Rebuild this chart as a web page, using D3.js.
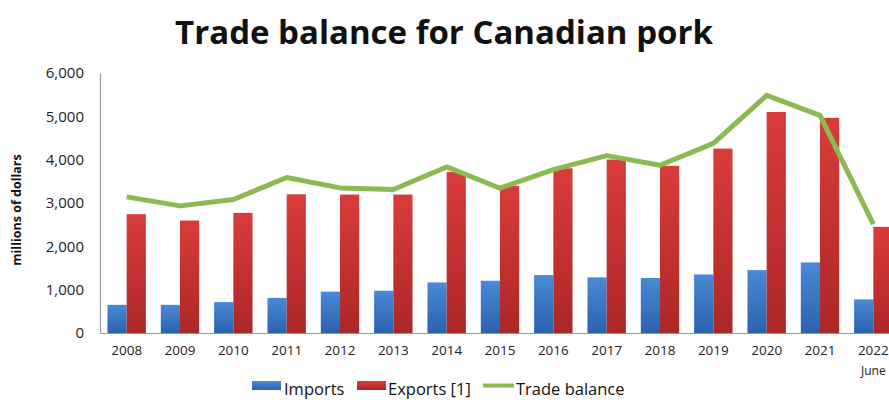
<!doctype html>
<html>
<head>
<style>
  body { margin: 0; background: #fff; }
  text { font-family: "Open Sans", "Liberation Sans", sans-serif; }
</style>
<script src="https://d3js.org/d3.v7.min.js"></script>
</head>
<body>
<svg width="889" height="400"></svg>
<script>
var years = ["2008","2009","2010","2011","2012","2013","2014","2015","2016","2017","2018","2019","2020","2021","2022"];
var imports = [650, 650, 714, 810, 955, 975, 1167, 1206, 1336, 1285, 1270, 1352, 1452, 1629, 776];
var exports = [2742, 2596, 2772, 3200, 3195, 3195, 3717, 3395, 3800, 4002, 3858, 4255, 5100, 4965, 2450];
var balance = [3141, 2934, 3080, 3587, 3349, 3310, 3832, 3341, 3770, 4094, 3871, 4375, 5484, 5023, 2512];
var yTicks = [0, 1000, 2000, 3000, 4000, 5000, 6000];

var svg = d3.select("svg");
var plotLeft = 100, plotRight = 900, plotTop = 73, plotBottom = 333;

var x = d3.scaleBand().domain(years).range([plotLeft, plotRight]).paddingInner(0).paddingOuter(0);
var y = d3.scaleLinear().domain([0, 6000]).range([plotBottom, plotTop]);

var defs = svg.append("defs");
function grad(id, c1, c2) {
  var g = defs.append("linearGradient").attr("id", id)
    .attr("x1", 0).attr("y1", 0).attr("x2", 0).attr("y2", 1);
  g.append("stop").attr("offset", "0%").attr("stop-color", c1);
  g.append("stop").attr("offset", "100%").attr("stop-color", c2);
}
grad("gBlue", "#4a8ad6", "#2a62ad");
grad("gRed", "#d93c3a", "#ad2626");

// title
var title = svg.append("text")
  .attr("x", 444).attr("y", 44)
  .attr("text-anchor", "middle")
  .attr("font-size", 33).attr("font-weight", "bold")
  .attr("fill", "#111")
  .text("Trade balance for Canadian pork");
var tw = title.node().getComputedTextLength();
if (tw > 540) title.attr("textLength", 537).attr("lengthAdjust", "spacingAndGlyphs");

// y axis
var yAxis = svg.append("g")
  .attr("transform", "translate(" + plotLeft + ",0)")
  .call(d3.axisLeft(y).tickValues(yTicks).tickSize(0).tickPadding(16).tickFormat(d3.format(",")));
yAxis.select(".domain").attr("stroke", "#999").attr("stroke-width", 1.2);
yAxis.selectAll("text").attr("font-size", 15).attr("fill", "#222")
  .style("font-family", "'Open Sans', sans-serif");

svg.append("text")
  .attr("transform", "translate(21,210) rotate(-90)")
  .attr("text-anchor", "middle")
  .attr("font-size", 12.5).attr("font-weight", "bold").attr("fill", "#111")
  .text("millions of dollars");

// x axis
var xAxis = svg.append("g")
  .attr("transform", "translate(0," + plotBottom + ")")
  .call(d3.axisBottom(x).tickSize(0).tickPadding(12));
xAxis.select(".domain").attr("stroke", "#999").attr("stroke-width", 1.2);
xAxis.selectAll("text").attr("font-size", 13.5).attr("fill", "#222")
  .style("font-family", "'Open Sans', sans-serif");

svg.append("text")
  .attr("x", x("2022") + x.bandwidth() / 2).attr("y", 375)
  .attr("text-anchor", "middle")
  .attr("font-size", 12).attr("fill", "#222")
  .text("June");

// bars
var bw = x.bandwidth() * 0.36;
var gap = (x.bandwidth() - 2 * bw) / 2;

svg.selectAll(".imp").data(years).enter().append("rect")
  .attr("class", "imp")
  .attr("x", function(d) { return x(d) + gap; })
  .attr("y", function(d, i) { return y(imports[i]); })
  .attr("width", bw)
  .attr("height", function(d, i) { return plotBottom - y(imports[i]); })
  .attr("fill", "url(#gBlue)");

svg.selectAll(".exp").data(years).enter().append("rect")
  .attr("class", "exp")
  .attr("x", function(d) { return x(d) + gap + bw; })
  .attr("y", function(d, i) { return y(exports[i]); })
  .attr("width", bw)
  .attr("height", function(d, i) { return plotBottom - y(exports[i]); })
  .attr("fill", "url(#gRed)");

// trade balance line
var line = d3.line()
  .x(function(d, i) { return x(years[i]) + x.bandwidth() / 2; })
  .y(function(d) { return y(d); });

svg.append("path")
  .datum(balance)
  .attr("d", line)
  .attr("fill", "none")
  .attr("stroke", "#8cb952")
  .attr("stroke-width", 5)
  .attr("stroke-linejoin", "round");

// legend
var lg = svg.append("g").attr("transform", "translate(0,389)");
lg.append("rect").attr("x", 252).attr("y", -8).attr("width", 29).attr("height", 9).attr("fill", "url(#gBlue)");
lg.append("text").attr("x", 284).attr("y", 5.5).attr("font-size", 16.5).attr("fill", "#111").text("Imports");
lg.append("rect").attr("x", 357).attr("y", -8).attr("width", 29).attr("height", 9).attr("fill", "url(#gRed)");
lg.append("text").attr("x", 388).attr("y", 5.5).attr("font-size", 16.5).attr("fill", "#111").text("Exports [1]");
lg.append("line").attr("x1", 483).attr("x2", 514).attr("y1", -3.5).attr("y2", -3.5)
  .attr("stroke", "#8cb952").attr("stroke-width", 4);
lg.append("text").attr("x", 516).attr("y", 5.5).attr("font-size", 16.5).attr("fill", "#111").text("Trade balance");
</script>
</body>
</html>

______

» **Exercise description**:
Restate the data above word for word. Skip every picture.

» **Problem solution**:
Rebuild this chart as a web page, using D3.js.
<!doctype html>
<html>
<head>
<style>
  body { margin: 0; background: #fff; }
  text { font-family: "Open Sans", "Liberation Sans", sans-serif; }
</style>
<script src="https://d3js.org/d3.v7.min.js"></script>
</head>
<body>
<svg width="889" height="400"></svg>
<script>
var years = ["2008","2009","2010","2011","2012","2013","2014","2015","2016","2017","2018","2019","2020","2021","2022"];
var imports = [650, 650, 714, 810, 955, 975, 1167, 1206, 1336, 1285, 1270, 1352, 1452, 1629, 776];
var exports = [2742, 2596, 2772, 3200, 3195, 3195, 3717, 3395, 3800, 4002, 3858, 4255, 5100, 4965, 2450];
var balance = [3141, 2934, 3080, 3587, 3349, 3310, 3832, 3341, 3770, 4094, 3871, 4375, 5484, 5023, 2512];
var yTicks = [0, 1000, 2000, 3000, 4000, 5000, 6000];

var svg = d3.select("svg");
var plotLeft = 100, plotRight = 900, plotTop = 73, plotBottom = 333;

var x = d3.scaleBand().domain(years).range([plotLeft, plotRight]).paddingInner(0).paddingOuter(0);
var y = d3.scaleLinear().domain([0, 6000]).range([plotBottom, plotTop]);

var defs = svg.append("defs");
function grad(id, c1, c2) {
  var g = defs.append("linearGradient").attr("id", id)
    .attr("x1", 0).attr("y1", 0).attr("x2", 0).attr("y2", 1);
  g.append("stop").attr("offset", "0%").attr("stop-color", c1);
  g.append("stop").attr("offset", "100%").attr("stop-color", c2);
}
grad("gBlue", "#4a8ad6", "#2a62ad");
grad("gRed", "#d93c3a", "#ad2626");

// title
var title = svg.append("text")
  .attr("x", 444).attr("y", 44)
  .attr("text-anchor", "middle")
  .attr("font-size", 33).attr("font-weight", "bold")
  .attr("fill", "#111")
  .text("Trade balance for Canadian pork");
var tw = title.node().getComputedTextLength();
if (tw > 540) title.attr("textLength", 537).attr("lengthAdjust", "spacingAndGlyphs");

// y axis
var yAxis = svg.append("g")
  .attr("transform", "translate(" + plotLeft + ",0)")
  .call(d3.axisLeft(y).tickValues(yTicks).tickSize(0).tickPadding(16).tickFormat(d3.format(",")));
yAxis.select(".domain").attr("stroke", "#999").attr("stroke-width", 1.2);
yAxis.selectAll("text").attr("font-size", 15).attr("fill", "#222")
  .style("font-family", "'Open Sans', sans-serif");

svg.append("text")
  .attr("transform", "translate(21,210) rotate(-90)")
  .attr("text-anchor", "middle")
  .attr("font-size", 12.5).attr("font-weight", "bold").attr("fill", "#111")
  .text("millions of dollars");

// x axis
var xAxis = svg.append("g")
  .attr("transform", "translate(0," + plotBottom + ")")
  .call(d3.axisBottom(x).tickSize(0).tickPadding(12));
xAxis.select(".domain").attr("stroke", "#999").attr("stroke-width", 1.2);
xAxis.selectAll("text").attr("font-size", 13.5).attr("fill", "#222")
  .style("font-family", "'Open Sans', sans-serif");

svg.append("text")
  .attr("x", x("2022") + x.bandwidth() / 2).attr("y", 375)
  .attr("text-anchor", "middle")
  .attr("font-size", 12).attr("fill", "#222")
  .text("June");

// bars
var bw = x.bandwidth() * 0.36;
var gap = (x.bandwidth() - 2 * bw) / 2;

svg.selectAll(".imp").data(years).enter().append("rect")
  .attr("class", "imp")
  .attr("x", function(d) { return x(d) + gap; })
  .attr("y", function(d, i) { return y(imports[i]); })
  .attr("width", bw)
  .attr("height", function(d, i) { return plotBottom - y(imports[i]); })
  .attr("fill", "url(#gBlue)");

svg.selectAll(".exp").data(years).enter().append("rect")
  .attr("class", "exp")
  .attr("x", function(d) { return x(d) + gap + bw; })
  .attr("y", function(d, i) { return y(exports[i]); })
  .attr("width", bw)
  .attr("height", function(d, i) { return plotBottom - y(exports[i]); })
  .attr("fill", "url(#gRed)");

// trade balance line
var line = d3.line()
  .x(function(d, i) { return x(years[i]) + x.bandwidth() / 2; })
  .y(function(d) { return y(d); });

svg.append("path")
  .datum(balance)
  .attr("d", line)
  .attr("fill", "none")
  .attr("stroke", "#8cb952")
  .attr("stroke-width", 5)
  .attr("stroke-linejoin", "round");

// legend
var lg = svg.append("g").attr("transform", "translate(0,389)");
lg.append("rect").attr("x", 252).attr("y", -8).attr("width", 29).attr("height", 9).attr("fill", "url(#gBlue)");
lg.append("text").attr("x", 284).attr("y", 5.5).attr("font-size", 16.5).attr("fill", "#111").text("Imports");
lg.append("rect").attr("x", 357).attr("y", -8).attr("width", 29).attr("height", 9).attr("fill", "url(#gRed)");
lg.append("text").attr("x", 388).attr("y", 5.5).attr("font-size", 16.5).attr("fill", "#111").text("Exports [1]");
lg.append("line").attr("x1", 483).attr("x2", 514).attr("y1", -3.5).attr("y2", -3.5)
  .attr("stroke", "#8cb952").attr("stroke-width", 4);
lg.append("text").attr("x", 516).attr("y", 5.5).attr("font-size", 16.5).attr("fill", "#111").text("Trade balance");
</script>
</body>
</html>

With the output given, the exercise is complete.